▸ **Task**
In the entries that follow, find the word "this" and report each line it is on.

▸ **Input records**
════════

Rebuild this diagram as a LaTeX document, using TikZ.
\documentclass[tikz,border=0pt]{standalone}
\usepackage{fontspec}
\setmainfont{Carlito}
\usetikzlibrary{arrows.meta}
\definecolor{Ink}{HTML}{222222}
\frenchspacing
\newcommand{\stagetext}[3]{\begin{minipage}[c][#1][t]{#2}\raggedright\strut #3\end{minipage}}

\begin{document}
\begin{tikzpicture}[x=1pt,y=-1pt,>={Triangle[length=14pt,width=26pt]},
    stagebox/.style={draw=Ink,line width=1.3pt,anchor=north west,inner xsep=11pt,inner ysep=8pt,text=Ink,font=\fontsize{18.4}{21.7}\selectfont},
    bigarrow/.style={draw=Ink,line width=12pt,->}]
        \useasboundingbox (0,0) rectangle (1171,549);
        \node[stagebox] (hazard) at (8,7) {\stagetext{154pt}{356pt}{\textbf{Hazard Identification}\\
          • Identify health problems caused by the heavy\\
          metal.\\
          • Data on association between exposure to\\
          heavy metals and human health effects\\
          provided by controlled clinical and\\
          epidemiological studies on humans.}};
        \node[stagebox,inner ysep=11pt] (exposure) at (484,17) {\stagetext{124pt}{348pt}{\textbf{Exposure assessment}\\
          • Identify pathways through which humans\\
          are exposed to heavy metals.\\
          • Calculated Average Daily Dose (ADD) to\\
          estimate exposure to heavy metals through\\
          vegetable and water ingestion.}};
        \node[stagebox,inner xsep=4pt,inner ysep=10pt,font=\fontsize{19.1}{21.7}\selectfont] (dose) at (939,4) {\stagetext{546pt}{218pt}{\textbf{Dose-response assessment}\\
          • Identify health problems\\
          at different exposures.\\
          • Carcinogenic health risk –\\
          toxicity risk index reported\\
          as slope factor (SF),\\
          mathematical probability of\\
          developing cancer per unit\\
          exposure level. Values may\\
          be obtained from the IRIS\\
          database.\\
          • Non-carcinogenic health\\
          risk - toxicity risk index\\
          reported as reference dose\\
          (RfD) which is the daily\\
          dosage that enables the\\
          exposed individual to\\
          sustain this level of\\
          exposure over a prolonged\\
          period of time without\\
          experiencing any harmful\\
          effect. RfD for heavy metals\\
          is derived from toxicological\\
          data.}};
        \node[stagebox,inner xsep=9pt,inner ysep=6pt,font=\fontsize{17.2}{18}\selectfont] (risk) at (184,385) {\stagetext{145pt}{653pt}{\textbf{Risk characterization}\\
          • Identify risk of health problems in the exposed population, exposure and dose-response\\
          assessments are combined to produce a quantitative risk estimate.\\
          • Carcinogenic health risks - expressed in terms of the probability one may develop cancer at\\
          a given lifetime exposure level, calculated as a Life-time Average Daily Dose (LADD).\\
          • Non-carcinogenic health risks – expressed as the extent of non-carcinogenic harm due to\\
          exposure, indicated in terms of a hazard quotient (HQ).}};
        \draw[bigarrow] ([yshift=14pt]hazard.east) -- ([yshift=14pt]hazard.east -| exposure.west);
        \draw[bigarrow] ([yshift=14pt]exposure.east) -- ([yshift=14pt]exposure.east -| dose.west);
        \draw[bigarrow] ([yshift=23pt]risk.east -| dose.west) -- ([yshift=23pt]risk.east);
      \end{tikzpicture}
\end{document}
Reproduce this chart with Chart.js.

════════

▸ **Problem solution**
Rebuild this diagram as a LaTeX document, using TikZ.
          sustain this level of\\
Reproduce this chart with Chart.js.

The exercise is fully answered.